The compressive stress–strain response of the NiTiHf models with and without precipitate along the [100] crystallographic direction and at martensitic and superelastic temperatures are presented in Fig. 5a and b, respectively. A martensitic behavior with residual strain at the end of unloading, can be observed for all the models at 0 °C in Fig. 5a. The single-precipitate and multi-precipitate models exhibit higher stress plateaus and maximum strains (under 2 GPa of stress) compared to the precipitate-free model. Although, previous research suggest that the H-phase precipitates are fully coherent with the austenitic matrix [26], after cooling the model to a martensitic temperature (i.e., 0 °C), this coherency between the H-phase precipitates and the matrix becomes disrupted due to the transformation strains. Because of the presence of H-phase precipitates, the martensitic matrix undergoes adjustments to accommodate the non-transforming particles, and this accommodation results in higher levels of strain. In Fig. 6a, the loss of coherency can be observed, where the models are characterized by Ovito’s defect mesh analysis. This algorithm identifies those parts of the model that the atomic arrangement does not resemble a perfect crystal. Accordingly, insets (I) and (III) show the defect mesh (precipitate surface) of the single-precipitate and multi-precipitate models before equilibration, while insets (II) and (IV) represent the defect mesh after equilibration at martensitic temperature. It can be seen how the precipitates’ surface became uneven and rough, which is the indication of coherency loss between precipitate and the matrix.

Fig. 5
figure 5

Stress–strain response of the models subjected to compressive load along: a [100] direction at 0 °C, b [100] direction at Af + 50 °C, c [110] direction at 0 °C and d [110] direction at Af + 50 °C

Fig. 6
figure 6

a Coherency of precipitates before and after equilibration at 0 °C, b formed martensite variants in single- and multi-precipitate models at Af + 50 °C

Figure 5b presents the superelastic stress–strain curves of the models loaded along [100] direction at the temperature of Af + 50 °C. During the loading phase, the austenitic alloys initially experienced elastic deformation. The stress-induced phase transformation was triggered around 0.025 strain in all the models. As the loading continued, the models underwent some transformation strains, characterized by a plateau stage observed in the stress–strain curves. The superelastic stress–strain response observed in the multi-precipitate model, exhibited a reduction in the energy dissipation capacity (i.e., reduction in the size of hysteresis loop). Such a reduction in the size of the hysteresis loop can be favorable for higher fatigue resistance [38, 39]. Additionally, the transformation strain and maximum strain in the multi-precipitate model were lower compared to the other models since it is more challenging to select and grow martensite variants at the presence of many precipitates. Visualization of different martensite variants formed in the precipitate-free, single- and multi-precipitate models are presented in Fig. 6b. The annotation of variants was based on the distortion of each area compared to the original structure. As compared in the insets (VI) and (VII), the single-precipitate model exhibits more types of variants during stress-induced phase transformation.

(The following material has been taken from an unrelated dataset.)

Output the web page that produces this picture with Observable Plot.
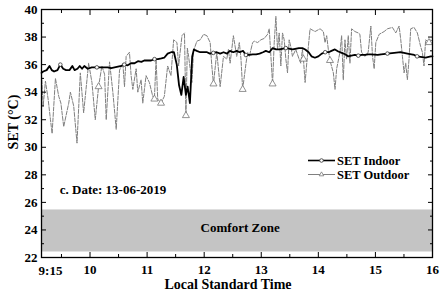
<!DOCTYPE html>
<html><head><meta charset="utf-8">
<script src="https://cdn.jsdelivr.net/npm/d3@7"></script>
<script src="https://cdn.jsdelivr.net/npm/@observablehq/plot@0.6"></script>
<style>body{margin:0;background:#fff}</style>
</head><body><div id="chart"></div>
<script>
const indoorTime = [9.15,9.18,9.24,9.29,9.33,9.37,9.43,9.48,9.53,9.58,9.64,9.69,9.73,9.78,9.82,9.86,9.90,9.96,10.03,10.12,10.21,10.26,10.31,10.37,10.43,10.49,10.55,10.60,10.66,10.72,10.78,10.84,10.90,10.95,11.01,11.07,11.13,11.19,11.25,11.30,11.36,11.42,11.47,11.52,11.56,11.60,11.64,11.68,11.71,11.75,11.79,11.82,11.87,11.93,11.99,12.05,12.10,12.16,12.22,12.28,12.34,12.40,12.45,12.51,12.57,12.62,12.68,12.73,12.79,12.85,12.91,12.97,13.03,13.08,13.14,13.20,13.26,13.32,13.43,13.55,13.66,13.72,13.77,13.83,13.88,13.94,14.00,14.06,14.12,14.18,14.23,14.29,14.35,14.41,14.47,14.52,14.58,14.64,14.70,14.76,14.82,14.87,14.92,15.04,15.10,15.21,15.33,15.44,15.50,15.56,15.68,15.73,15.88,15.97,16.00];
const indoorSET = [35.4,35.5,35.6,35.9,35.6,35.5,35.6,36.0,35.7,35.6,35.6,35.9,35.6,35.7,35.9,35.7,35.9,35.7,35.8,35.8,35.8,35.8,35.8,35.75,35.8,35.85,35.9,36.0,35.95,36.1,36.1,36.25,36.2,36.3,36.3,36.3,36.4,36.4,36.45,36.5,36.8,36.9,36.9,36.0,34.5,33.8,35.1,33.8,34.4,33.2,36.6,37.1,37.0,36.9,36.9,36.9,36.8,36.85,36.9,36.8,36.9,36.8,37.0,36.9,37.0,36.9,37.0,36.7,36.7,36.75,36.75,36.8,36.9,37.0,36.9,37.2,37.1,37.1,37.2,37.1,37.2,37.2,37.1,36.9,36.6,36.5,36.6,36.8,36.9,36.9,37.0,37.1,36.95,36.85,36.75,36.6,36.65,36.7,36.65,36.7,36.7,36.75,36.75,36.7,36.75,36.8,36.85,36.9,36.85,36.8,36.7,36.6,36.5,36.6,36.6];

const outdoorTime = [9.150,9.179,9.219,9.266,9.307,9.336,9.394,9.452,9.490,9.539,9.627,9.656,9.714,9.772,9.830,9.888,9.976,10.034,10.092,10.150,10.208,10.255,10.284,10.342,10.400,10.459,10.517,10.575,10.604,10.633,10.691,10.720,10.750,10.808,10.837,10.895,10.924,10.982,11.040,11.099,11.128,11.157,11.186,11.244,11.302,11.360,11.418,11.465,11.523,11.552,11.611,11.655,11.680,11.705,11.727,11.785,11.814,11.872,11.931,11.989,12.047,12.105,12.134,12.163,12.221,12.280,12.338,12.396,12.425,12.454,12.512,12.570,12.616,12.645,12.674,12.733,12.762,12.791,12.849,12.878,12.936,12.994,13.052,13.111,13.140,13.169,13.198,13.227,13.256,13.285,13.314,13.343,13.372,13.402,13.431,13.460,13.489,13.518,13.547,13.605,13.663,13.692,13.721,13.739,13.768,13.797,13.855,13.943,14.030,14.088,14.117,14.146,14.175,14.204,14.263,14.292,14.321,14.379,14.408,14.437,14.466,14.495,14.524,14.554,14.583,14.641,14.699,14.728,14.757,14.815,14.873,14.920,14.949,14.978,15.007,15.066,15.153,15.211,15.298,15.356,15.415,15.444,15.473,15.502,15.531,15.560,15.589,15.618,15.676,15.735,15.793,15.822,15.851,15.880,15.938,15.967,16.000];
const outdoorSET = [35.3,33.0,34.8,33.5,32.0,31.0,35.0,33.7,33.2,31.5,33.2,34.0,33.0,30.3,35.4,32.5,36.1,34.7,32.0,34.4,35.9,35.3,32.0,36.2,34.0,31.3,35.6,36.1,34.4,36.6,36.9,35.2,34.2,35.7,34.0,34.9,33.2,35.2,34.7,33.7,33.5,36.4,33.5,33.2,33.7,35.9,35.2,37.8,37.6,35.9,38.1,38.3,32.3,37.2,36.6,34.7,37.0,37.7,37.8,38.2,38.1,37.6,35.9,34.6,36.9,34.4,36.6,36.4,37.1,36.1,38.1,36.6,37.6,36.4,34.2,36.1,36.9,36.6,37.6,37.7,37.6,37.8,37.9,38.2,38.6,36.6,34.6,37.6,39.5,37.1,38.3,35.9,38.3,37.8,36.4,35.4,37.8,37.3,36.6,37.1,36.4,36.1,37.1,36.4,34.7,36.1,38.6,38.4,38.6,38.4,37.6,38.1,37.1,36.3,35.4,34.2,35.7,36.9,38.1,34.9,37.8,36.4,38.1,36.1,38.6,38.4,38.3,38.2,36.9,36.6,36.9,38.8,36.6,35.7,37.6,38.2,38.4,38.6,38.7,38.3,38.8,37.8,36.6,35.4,36.1,34.9,36.4,38.6,38.7,38.3,37.3,36.9,35.9,37.8,37.6,37.8,37.7];

const indoorMarkerTimes = [9.48,10.12,10.60,11.13,12.16,12.73,13.43,14.12,14.70,15.21,15.73];
const outdoorMarkerTimes = [10.150,11.128,11.244,11.680,12.163,12.674,13.198,13.739,14.204,15.938];

const xMajor = [9.15,10,11,12,13,14,15,16];
const xMinor = [9.5,10.5,11.5,12.5,13.5,14.5,15.5];
const xLabels = [10,11,12,13,14,15,16];
const firstXLabel = "9:15";
const yMajor = [22,24,26,28,30,32,34,36,38,40];
const yMinor = [23,25,27,29,31,33,35,37,39];
const comfortZone = {low: 22.4, high: 25.45};

const indoor = indoorTime.map((t, i) => ({t, v: indoorSET[i]}));
const outdoor = outdoorTime.map((t, i) => ({t, v: outdoorSET[i]}));
const indoorMarks = indoor.filter(d => indoorMarkerTimes.includes(d.t));
const outdoorMarks = outdoor.filter(d => outdoorMarkerTimes.includes(d.t));

const blank = () => "";
const chart = Plot.plot({
  width: 445, height: 294,
  marginLeft: 41, marginRight: 13, marginTop: 9, marginBottom: 37,
  style: {fontFamily: "Liberation Serif", fontWeight: "bold", fontSize: "13px", background: "white", color: "black"},
  x: {domain: [9.15, 16]},
  y: {domain: [22, 40]},
  marks: [
    Plot.rect([comfortZone], {x1: 9.15, x2: 16, y1: "low", y2: "high", fill: "#c4c4c4"}),
    Plot.text(["Comfort Zone"], {x: 12.63, y: 24.15, text: d => d, fontSize: 13, fontWeight: "bold"}),
    Plot.text(["c. Date: 13-06-2019"], {x: 9.47, y: 26.88, text: d => d, textAnchor: "start", fontSize: 13, fontWeight: "bold"}),
    Plot.line(outdoor, {x: "t", y: "v", stroke: "#808080", strokeWidth: 1, strokeDasharray: "4,1.5"}),
    Plot.dot(outdoorMarks, {x: "t", y: "v", symbol: "triangle", r: 2.6, stroke: "#777", fill: "white", strokeWidth: 0.8}),
    Plot.line(indoor, {x: "t", y: "v", stroke: "black", strokeWidth: 1.8}),
    Plot.dot(indoorMarks, {x: "t", y: "v", r: 1.8, stroke: "#333", fill: "white", strokeWidth: 0.8}),
    Plot.axisX(xMajor, {anchor: "bottom", tickSize: -5, tickFormat: blank, label: null}),
    Plot.axisX(xMinor, {anchor: "bottom", tickSize: -3, tickFormat: blank, label: null}),
    Plot.axisX(xMajor, {anchor: "top", tickSize: -5, tickFormat: blank, label: null}),
    Plot.axisX(xMinor, {anchor: "top", tickSize: -3, tickFormat: blank, label: null}),
    Plot.axisX(xLabels, {anchor: "bottom", tickSize: 0, tickPadding: 7, label: null, fontSize: 13}),
    Plot.text([firstXLabel], {x: 9.15, y: 22, text: d => d, dx: 9, dy: 13, fontSize: 13, fontWeight: "bold"}),
    Plot.axisY(yMajor, {anchor: "left", tickSize: -5, tickFormat: blank, label: null}),
    Plot.axisY(yMinor, {anchor: "left", tickSize: -3, tickFormat: blank, label: null}),
    Plot.axisY(yMajor, {anchor: "right", tickSize: -5, tickFormat: blank, label: null}),
    Plot.axisY(yMinor, {anchor: "right", tickSize: -3, tickFormat: blank, label: null}),
    Plot.axisY(yMajor, {anchor: "left", tickSize: 0, tickPadding: 4, label: null, fontSize: 13}),
    Plot.frame({stroke: "black", strokeWidth: 1.3})
  ]
});

const svg = d3.select(chart);
svg.append("text").attr("x", 228).attr("y", 289).attr("text-anchor", "middle")
  .attr("font-size", 14).attr("font-weight", "bold").text("Local Standard Time");
svg.append("text").attr("transform", "translate(18,122) rotate(-90)").attr("text-anchor", "middle")
  .attr("font-size", 14).attr("font-weight", "bold").text("SET (°C)");
const leg = svg.append("g");
[{name: "SET Indoor", y: 160.5, stroke: "black", w: 1.6, sym: "circle"},
 {name: "SET Outdoor", y: 174.5, stroke: "#808080", w: 1, sym: "triangle"}].forEach(e => {
  leg.append("line").attr("x1", 308).attr("x2", 335).attr("y1", e.y).attr("y2", e.y)
    .attr("stroke", e.stroke).attr("stroke-width", e.w);
  if (e.sym === "circle") {
    leg.append("circle").attr("cx", 321.5).attr("cy", e.y).attr("r", 1.8).attr("fill", "white").attr("stroke", "#333").attr("stroke-width", 0.8);
  } else {
    leg.append("path").attr("d", d3.symbol(d3.symbolTriangle, 9)()).attr("transform", `translate(321.5,${e.y})`)
      .attr("fill", "white").attr("stroke", "#777").attr("stroke-width", 0.8);
  }
  leg.append("text").attr("x", 337).attr("y", e.y).attr("dy", "0.35em").attr("text-anchor", "start")
    .attr("font-size", 12.5).attr("font-weight", "bold").text(e.name);
});
document.getElementById("chart").appendChild(chart);
</script>
</body></html>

Previous studies have highlighted the substantial influence of crystallographic orientation on the superelastic and martensitic behavior of Ni-rich NiTi alloys [28, 40,41,42]. In order to investigate the direction-dependence of these responses in NiTiHf and the impact of H-phase precipitates on them, a compressive load was applied along [110] direction (as opposed to previous case which was loaded along [100] direction) on the precipitated and precipitate-free models. Similar to [100] direction, the models were subjected to load at 0 °C and Af + 50 °C. Figure 5c shows the stress–strain response of all the models at 0 °C. Both precipitated models and the precipitate-free model exhibited elastic behavior along [110] direction without any phase transformation, unlike the loading along [100] direction. It has been reported that in NiTi, grains orientated in [110] direction inhibit the stress-induced phase transformation and detwinning [43, 44]. The elastic behavior of all models in Fig. 5c can be attributed to the same reasoning since the models are at martensitic temperature, and under the applied load, they cannot transform from twinned to detwinned martensite. As can be seen in Fig. 5d, the stress–strain response of models at Af + 50 °C was different from [100] direction. In models loaded along [110] direction, the maximum strain achieved was slightly over 0.03, whereas in the [100] direction, the maximum strain was twice as large. Additionally, the energy dissipation in [110] direction was considerably lower compared to [100] direction. Again, the martensitic transformation was hindered due to the crystallographic orientation leading to smaller transformation strains compared to [100] case. Furthermore, the single-precipitate and multi-precipitate models showed higher stress plateaus compared to precipitate-free model, similar to [100] direction.

Conclusions

In this study, MD simulations were employed on Ni-rich NiTiHf to investigate the effect of H-phase precipitates on the temperature- and stress-induced phase transformations. Three scenarios were considered for the simulations of the alloy: containing a single large precipitate, multiple fine precipitates and no precipitate. Calculation of the TTs of the models indicated higher austenite start and finish temperatures for the models with precipitate(s), which was attributed to the smaller number of twinning planes in these models, that can act as nucleation sites during the reverse phase transformation leading to higher As and Af. By applying a compressive load, the precipitated models exhibited larger transformation strains at martensitic temperature, as a result of disruption of coherency between the precipitate and the matrix at low temperatures, which causes the matrix to undergo adjustments to accommodate the non-transforming precipitate leading to larger transformation strains. Finally, by subjecting the models to the same compressive load along [110] crystallographic orientation, it was found that the maximum strain and energy dissipation are significantly smaller than the models that were subjected to the load along [100] direction.